§ DO THIS
Write out the entire listing below exactly as it appears, minus any pictures.

§ SOURCE EXCERPT
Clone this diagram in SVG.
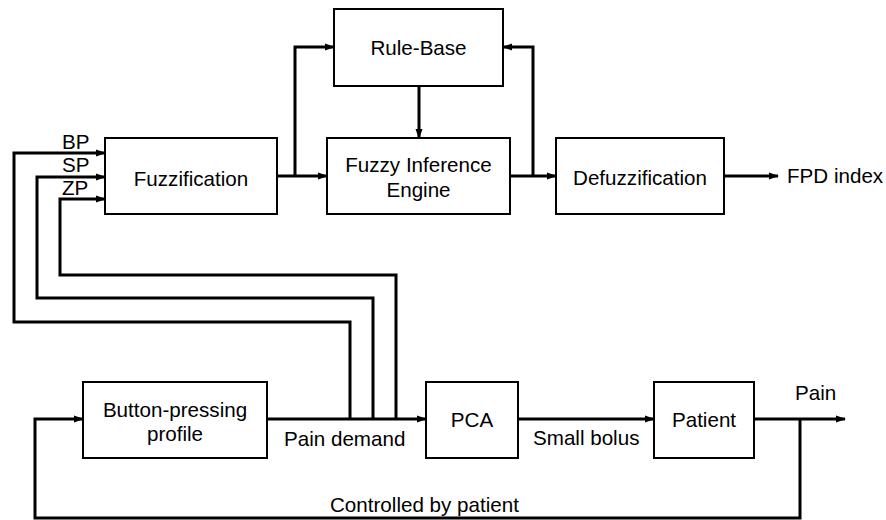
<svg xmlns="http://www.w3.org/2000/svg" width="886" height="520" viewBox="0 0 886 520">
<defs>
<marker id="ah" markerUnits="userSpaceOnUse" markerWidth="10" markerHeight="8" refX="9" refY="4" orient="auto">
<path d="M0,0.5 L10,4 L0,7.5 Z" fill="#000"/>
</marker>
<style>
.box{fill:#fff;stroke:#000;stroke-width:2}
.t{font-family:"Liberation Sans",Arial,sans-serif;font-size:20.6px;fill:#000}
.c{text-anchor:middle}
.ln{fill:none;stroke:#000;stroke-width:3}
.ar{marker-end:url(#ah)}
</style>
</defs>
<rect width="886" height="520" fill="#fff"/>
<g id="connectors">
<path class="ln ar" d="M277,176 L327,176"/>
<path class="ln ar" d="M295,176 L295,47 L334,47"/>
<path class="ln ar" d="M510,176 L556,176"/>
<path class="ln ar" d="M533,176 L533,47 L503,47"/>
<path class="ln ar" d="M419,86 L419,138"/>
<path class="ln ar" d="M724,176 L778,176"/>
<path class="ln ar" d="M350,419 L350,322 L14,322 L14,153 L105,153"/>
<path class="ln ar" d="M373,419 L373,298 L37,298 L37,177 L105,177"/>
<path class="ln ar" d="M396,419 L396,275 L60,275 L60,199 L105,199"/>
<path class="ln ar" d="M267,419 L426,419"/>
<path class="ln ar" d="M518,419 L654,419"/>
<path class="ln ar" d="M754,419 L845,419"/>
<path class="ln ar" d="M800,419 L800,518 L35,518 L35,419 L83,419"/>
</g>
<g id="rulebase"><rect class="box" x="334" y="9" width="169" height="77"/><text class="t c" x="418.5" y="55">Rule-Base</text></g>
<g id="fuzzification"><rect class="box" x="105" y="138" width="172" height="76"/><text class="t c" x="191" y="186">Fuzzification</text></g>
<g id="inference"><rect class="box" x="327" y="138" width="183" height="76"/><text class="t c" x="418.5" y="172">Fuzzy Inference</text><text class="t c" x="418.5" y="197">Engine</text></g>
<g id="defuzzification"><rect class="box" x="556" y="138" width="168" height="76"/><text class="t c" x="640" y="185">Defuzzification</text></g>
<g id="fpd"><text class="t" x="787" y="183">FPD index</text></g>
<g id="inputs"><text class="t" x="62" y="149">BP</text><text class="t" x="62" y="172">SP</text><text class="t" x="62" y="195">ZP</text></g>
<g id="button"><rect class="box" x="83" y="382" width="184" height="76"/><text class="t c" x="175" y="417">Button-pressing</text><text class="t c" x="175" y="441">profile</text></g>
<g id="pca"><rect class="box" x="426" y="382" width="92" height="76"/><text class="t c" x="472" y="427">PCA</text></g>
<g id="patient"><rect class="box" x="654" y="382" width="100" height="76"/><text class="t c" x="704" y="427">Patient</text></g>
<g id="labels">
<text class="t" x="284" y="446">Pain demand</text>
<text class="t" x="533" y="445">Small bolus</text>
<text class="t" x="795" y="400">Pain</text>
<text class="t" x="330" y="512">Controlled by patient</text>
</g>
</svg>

§ FULL SOLUTION
Clone this diagram in SVG.
<svg xmlns="http://www.w3.org/2000/svg" width="886" height="520" viewBox="0 0 886 520">
<defs>
<marker id="ah" markerUnits="userSpaceOnUse" markerWidth="10" markerHeight="8" refX="9" refY="4" orient="auto">
<path d="M0,0.5 L10,4 L0,7.5 Z" fill="#000"/>
</marker>
<style>
.box{fill:#fff;stroke:#000;stroke-width:2}
.t{font-family:"Liberation Sans",Arial,sans-serif;font-size:20.6px;fill:#000}
.c{text-anchor:middle}
.ln{fill:none;stroke:#000;stroke-width:3}
.ar{marker-end:url(#ah)}
</style>
</defs>
<rect width="886" height="520" fill="#fff"/>
<g id="connectors">
<path class="ln ar" d="M277,176 L327,176"/>
<path class="ln ar" d="M295,176 L295,47 L334,47"/>
<path class="ln ar" d="M510,176 L556,176"/>
<path class="ln ar" d="M533,176 L533,47 L503,47"/>
<path class="ln ar" d="M419,86 L419,138"/>
<path class="ln ar" d="M724,176 L778,176"/>
<path class="ln ar" d="M350,419 L350,322 L14,322 L14,153 L105,153"/>
<path class="ln ar" d="M373,419 L373,298 L37,298 L37,177 L105,177"/>
<path class="ln ar" d="M396,419 L396,275 L60,275 L60,199 L105,199"/>
<path class="ln ar" d="M267,419 L426,419"/>
<path class="ln ar" d="M518,419 L654,419"/>
<path class="ln ar" d="M754,419 L845,419"/>
<path class="ln ar" d="M800,419 L800,518 L35,518 L35,419 L83,419"/>
</g>
<g id="rulebase"><rect class="box" x="334" y="9" width="169" height="77"/><text class="t c" x="418.5" y="55">Rule-Base</text></g>
<g id="fuzzification"><rect class="box" x="105" y="138" width="172" height="76"/><text class="t c" x="191" y="186">Fuzzification</text></g>
<g id="inference"><rect class="box" x="327" y="138" width="183" height="76"/><text class="t c" x="418.5" y="172">Fuzzy Inference</text><text class="t c" x="418.5" y="197">Engine</text></g>
<g id="defuzzification"><rect class="box" x="556" y="138" width="168" height="76"/><text class="t c" x="640" y="185">Defuzzification</text></g>
<g id="fpd"><text class="t" x="787" y="183">FPD index</text></g>
<g id="inputs"><text class="t" x="62" y="149">BP</text><text class="t" x="62" y="172">SP</text><text class="t" x="62" y="195">ZP</text></g>
<g id="button"><rect class="box" x="83" y="382" width="184" height="76"/><text class="t c" x="175" y="417">Button-pressing</text><text class="t c" x="175" y="441">profile</text></g>
<g id="pca"><rect class="box" x="426" y="382" width="92" height="76"/><text class="t c" x="472" y="427">PCA</text></g>
<g id="patient"><rect class="box" x="654" y="382" width="100" height="76"/><text class="t c" x="704" y="427">Patient</text></g>
<g id="labels">
<text class="t" x="284" y="446">Pain demand</text>
<text class="t" x="533" y="445">Small bolus</text>
<text class="t" x="795" y="400">Pain</text>
<text class="t" x="330" y="512">Controlled by patient</text>
</g>
</svg>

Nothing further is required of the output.